_Problem details_
Using the material below, copy every line where "chart" appears.

## start

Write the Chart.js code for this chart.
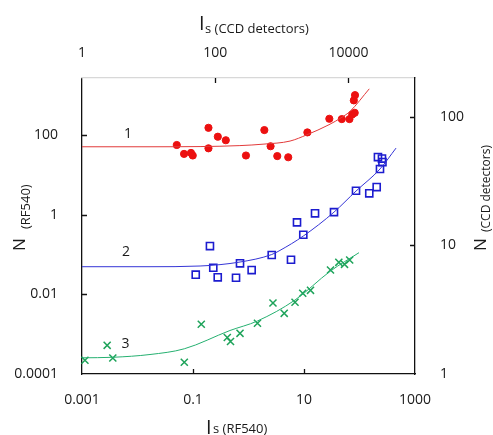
<!DOCTYPE html>
<html>
<head>
<meta charset="utf-8">
<script src="https://cdn.jsdelivr.net/npm/chart.js@4.4.0/dist/chart.umd.min.js"></script>
<style>
  html, body { margin: 0; padding: 0; background: #fff; }
  #wrap { width: 493px; height: 435px; position: relative; }
</style>
</head>
<body>
<div id="wrap"><canvas id="chart"></canvas></div>
<script>
// set 1 - red dots
const set1I = [0.051, 0.069, 0.092, 0.099, 0.19, 0.19, 0.28, 0.39, 0.90, 1.93, 2.5, 3.3, 5.2, 11.5, 28.6, 48, 66, 74, 82, 79, 83];
const set1N = [57, 34, 36, 31, 154, 47, 92, 75, 31, 135, 53, 30, 28, 118, 260, 255, 255, 335, 367, 753, 1020];
const fit1I = [0.001, 0.0168, 0.134, 0.70, 1.9, 5.6, 11.3, 28.2, 48, 67.5, 150];
const fit1N = [51.4, 51.4, 52, 55, 60, 71.5, 103, 184, 282, 399, 1470];

// set 2 - blue squares
const set2I = [0.112, 0.202, 0.232, 0.279, 0.596, 0.703, 1.14, 2.62, 5.83, 7.48, 9.71, 15.8, 34.7, 86.5, 150, 204, 234, 215, 254, 259];
const set2N = [0.0313, 0.164, 0.0469, 0.0269, 0.0263, 0.0604, 0.041, 0.0977, 0.0745, 0.647, 0.316, 1.09, 1.17, 4.04, 3.47, 4.99, 14.2, 28.3, 26.0, 21.2];
const fit2I = [0.001, 0.0168, 0.134, 0.703, 2.62, 3.70, 9.71, 34.7, 86.5, 234, 455];
const fit2N = [0.0497, 0.0497, 0.0518, 0.0652, 0.1006, 0.128, 0.293, 1.17, 3.96, 14.2, 47.6];

// set 3 - green crosses
const set3I = [0.00113, 0.00284, 0.00359, 0.0697, 0.141, 0.415, 0.474, 0.703, 1.45, 2.76, 4.40, 6.89, 9.48, 13.1, 30.0, 42.4, 53.7, 66.5];
const set3N = [0.000221, 0.000526, 0.000252, 0.000198, 0.00178, 0.000826, 0.000656, 0.00105, 0.00188, 0.00608, 0.00335, 0.00637, 0.01067, 0.01268, 0.041, 0.0641, 0.057, 0.0731];
const fit3I = [0.001, 0.0036, 0.0168, 0.0697, 0.464, 1.45, 6.89, 30.0, 98];
const fit3N = [0.000255, 0.000263, 0.000309, 0.00043, 0.00124, 0.00215, 0.00723, 0.0387, 0.112];

// axis ticks
const bottomTicks = [0.001, 0.1, 10, 1000];
const leftTicks = [0.0001, 0.01, 1, 100];
const topTicks = [1, 100, 10000];
const rightTicks = [1, 10, 100];

// curve numbers
const curveNames = ['1', '2', '3'];
const nameI = [0.00674, 0.00621, 0.00608];
const nameN = [107, 0.118, 0.000568];

const FONT = "'Open Sans', sans-serif";

function pts(xs, ys) {
  return xs.map((x, i) => ({ x: x, y: ys[i] }));
}

function logAxis(position, min, max, tickVals, pad, size, borderColor) {
  return {
    type: 'logarithmic',
    position: position,
    min: min,
    max: max,
    grid: { display: false },
    border: { display: true, color: borderColor, width: 1.3 },
    afterBuildTicks: s => { s.ticks = tickVals.map(v => ({ value: v })); },
    afterFit: s => {
      if (position === 'top' || position === 'bottom') s.height = size;
      else s.width = size;
    },
    ticks: {
      autoSkip: false,
      maxRotation: 0,
      padding: pad,
      color: '#1a1a1a',
      font: { family: FONT, size: 14 },
      callback: v => String(v)
    }
  };
}

// inward tick marks, axis titles and curve numbers
const decorPlugin = {
  id: 'decor',
  afterDraw(chart) {
    const ctx = chart.ctx;
    const a = chart.chartArea;
    const sc = chart.scales;
    ctx.save();
    ctx.strokeStyle = '#111';
    ctx.lineWidth = 1.3;
    const len = 5;
    ctx.beginPath();
    sc.x.ticks.forEach(t => {
      if (t.value === sc.x.min || t.value === sc.x.max) return;
      const p = Math.round(sc.x.getPixelForValue(t.value)) + 0.5;
      ctx.moveTo(p, a.bottom); ctx.lineTo(p, a.bottom - len);
    });
    sc.x2.ticks.forEach(t => {
      if (t.value === sc.x2.min || t.value === sc.x2.max) return;
      const p = Math.round(sc.x2.getPixelForValue(t.value)) + 0.5;
      ctx.moveTo(p, a.top); ctx.lineTo(p, a.top + len);
    });
    sc.y.ticks.forEach(t => {
      if (t.value === sc.y.min || t.value === sc.y.max) return;
      const p = Math.round(sc.y.getPixelForValue(t.value)) + 0.5;
      ctx.moveTo(a.left, p); ctx.lineTo(a.left + len, p);
    });
    sc.y2.ticks.forEach(t => {
      if (t.value === sc.y2.min || t.value === sc.y2.max) return;
      const p = Math.round(sc.y2.getPixelForValue(t.value)) + 0.5;
      ctx.moveTo(a.right, p); ctx.lineTo(a.right - len, p);
    });
    ctx.stroke();

    ctx.fillStyle = '#1a1a1a';
    ctx.textBaseline = 'alphabetic';
    ctx.textAlign = 'left';

    // top title
    ctx.font = '20px ' + FONT;
    ctx.fillText('I', 199, 30);
    ctx.font = '13px ' + FONT;
    ctx.fillText('s (CCD detectors)', 205, 33);

    // bottom title
    ctx.font = '20px ' + FONT;
    ctx.fillText('I', 206, 434);
    ctx.font = '13px ' + FONT;
    ctx.fillText('s (RF540)', 213, 433);

    // left title
    ctx.save();
    ctx.translate(25, 251);
    ctx.rotate(-Math.PI / 2);
    ctx.font = '17px ' + FONT;
    ctx.fillText('N', 0, 0);
    ctx.font = '13px ' + FONT;
    ctx.fillText('(RF540)', 22, 5);
    ctx.restore();

    // right title
    ctx.save();
    ctx.translate(486, 251);
    ctx.rotate(-Math.PI / 2);
    ctx.font = '17px ' + FONT;
    ctx.fillText('N', 0, 0);
    ctx.font = '12px ' + FONT;
    ctx.fillText('(CCD detectors)', 19, 4);
    ctx.restore();

    // curve numbers
    ctx.font = '14px ' + FONT;
    ctx.textAlign = 'center';
    ctx.textBaseline = 'middle';
    curveNames.forEach((n, i) => {
      ctx.fillText(n, sc.x.getPixelForValue(nameI[i]), sc.y.getPixelForValue(nameN[i]));
    });
    ctx.restore();
  }
};

const lineStyle = { showLine: true, pointRadius: 0, borderWidth: 1, cubicInterpolationMode: 'monotone', fill: false };

new Chart(document.getElementById('chart'), {
  type: 'scatter',
  data: {
    datasets: [
      Object.assign({ data: pts(fit1I, fit1N), borderColor: '#e23a3a' }, lineStyle),
      Object.assign({ data: pts(fit2I, fit2N), borderColor: '#3535d6' }, lineStyle),
      Object.assign({ data: pts(fit3I, fit3N), borderColor: '#25b070' }, lineStyle),
      {
        data: pts(set1I, set1N),
        pointStyle: 'circle', pointRadius: 3.6,
        backgroundColor: '#ec1010', borderColor: '#ec1010', borderWidth: 1
      },
      {
        data: pts(set2I, set2N),
        pointStyle: 'rect', pointRadius: 5,
        backgroundColor: 'rgba(0,0,0,0)', borderColor: '#1c1ccf', borderWidth: 1.6
      },
      {
        data: pts(set3I, set3N),
        pointStyle: 'crossRot', pointRadius: 5,
        borderColor: '#1ea35a', borderWidth: 1.5, clip: false
      }
    ]
  },
  options: {
    responsive: true,
    maintainAspectRatio: false,
    animation: false,
    layout: { padding: 0 },
    plugins: {
      legend: { display: false },
      tooltip: { enabled: false }
    },
    scales: {
      x: logAxis('bottom', 0.001, 1000, bottomTicks, 10, 61, '#111'),
      y: logAxis('left', 0.0001, 2750, leftTicks, 16, 82, '#111'),
      x2: logAxis('top', 1, 100000, topTicks, 9, 78, '#d8d8d8'),
      y2: logAxis('right', 1, 201, rightTicks, 17, 78, '#111')
    }
  },
  plugins: [decorPlugin]
});
</script>
</body>
</html>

## end

_Exercise response_
Write the Chart.js code for this chart.
<script src="https://cdn.jsdelivr.net/npm/chart.js@4.4.0/dist/chart.umd.min.js"></script>
<div id="wrap"><canvas id="chart"></canvas></div>
  afterDraw(chart) {
    const ctx = chart.ctx;
    const a = chart.chartArea;
    const sc = chart.scales;
new Chart(document.getElementById('chart'), {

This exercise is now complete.